-
Notifications
You must be signed in to change notification settings - Fork 24
Description
Description:
Environment
OS: macOS (Apple Silicon M-series)
Python: 3.9.6
PyTorch: 2.8.0
Transformers: 4.57.3
Device: MPS (Metal Performance Shaders)
Model: tencent/WeDLM-8B-Instruct
Issue
The model loads successfully but fails during inference with model.generate() on macOS systems. The error occurs because the WeDLM custom model code is incompatible with the standard transformers generation interface when running without CUDA/GPU dependencies.
Steps to Reproduce
python
from transformers import AutoTokenizer, AutoModelForCausalLM
import torch
model_name = "tencent/WeDLM-8B-Instruct"
tokenizer = AutoTokenizer.from_pretrained(model_name, trust_remote_code=True)
device = "mps" if torch.backends.mps.is_available() else "cpu"
model = AutoModelForCausalLM.from_pretrained(
model_name,
trust_remote_code=True,
torch_dtype=torch.float16 if device == "mps" else torch.float32,
device_map="auto",
low_cpu_mem_usage=True
)
Model loads successfully
messages = [{"role": "user", "content": "Hello!"}]
text = tokenizer.apply_chat_template(messages, tokenize=False, add_generation_prompt=True)

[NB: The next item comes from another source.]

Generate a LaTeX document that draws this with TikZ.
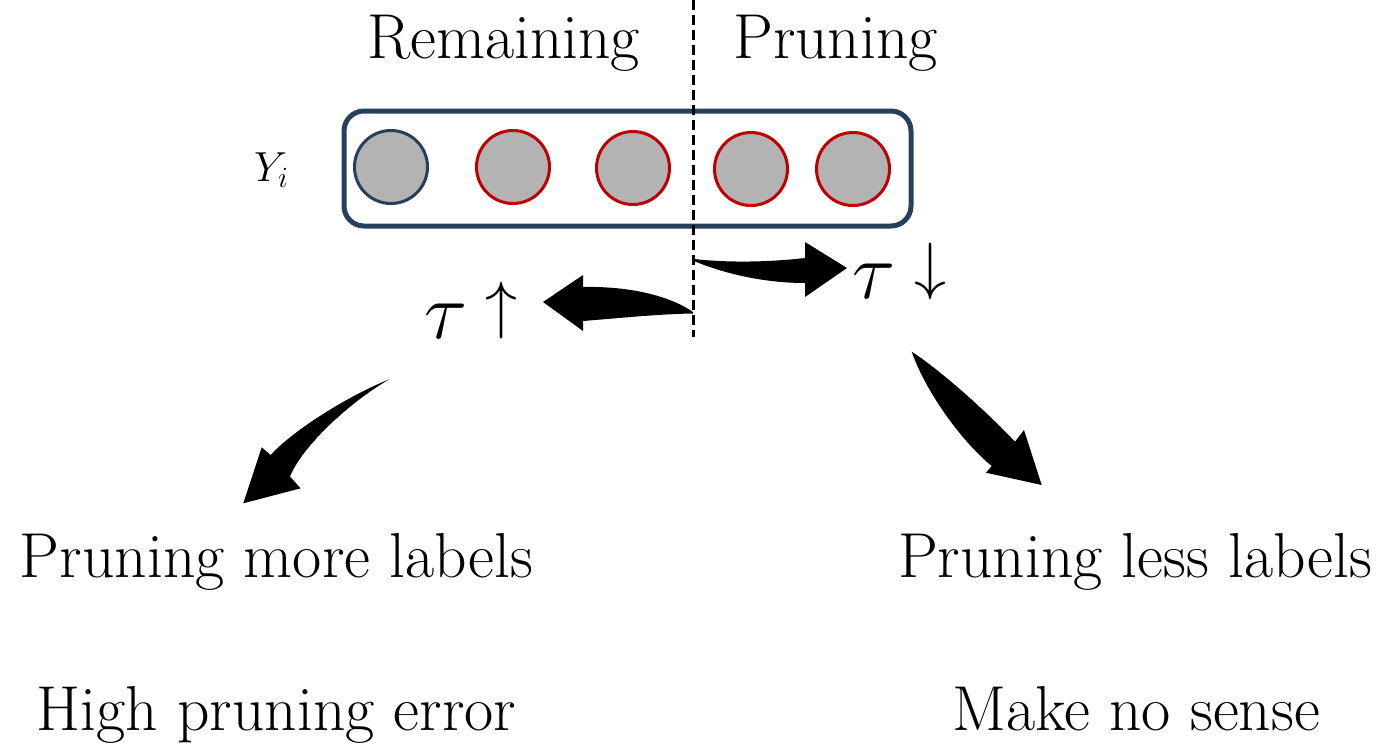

inputs = tokenizer(text, return_tensors="pt").to(model.device)
This fails:
outputs = model.generate(**inputs, max_new_tokens=100)
Error Traceback
TypeError: wrapped_fn() got an unexpected keyword argument 'input_ids'
The error originates from the custom modeling_wedlm.py file's forward method wrapper.
Root Cause
The WeDLM package requires triton>=3.0.0 which is not available on macOS
The custom model code expects GPU-specific optimizations (flash-attn, triton kernels)
The install.sh script only supports CUDA installations
The model's forward pass wrapper doesn't handle the standard transformers generate() API correctly on non-CUDA devices
Expected Behavior
The model should work with CPU/MPS inference on macOS, similar to other HuggingFace models, even if at reduced performance.
Suggested Solutions
Add macOS/CPU fallback: Detect when triton/flash-attn are unavailable and use standard attention mechanisms
Update dependencies: Make triton/flash-attn optional dependencies with graceful fallbacks
Fix model wrapper: Ensure the custom model code properly handles standard transformers API calls
Documentation: Add clear notes about macOS limitations and workarounds
Additional Context
Model downloads and loads successfully (15GB)
MPS device is detected and used
The issue affects all generation attempts, not just specific prompts
Other similar models (Qwen2.5, Llama) work fine on the same system
Workaround Attempted
Tried passing input_ids directly instead of unpacking **inputs, but the underlying model architecture still fails due to missing GPU dependencies.
Would appreciate guidance on either:
Making WeDLM work on macOS without GPU dependencies
Clear documentation stating macOS is unsupported
Alternative inference methods for CPU/MPS devices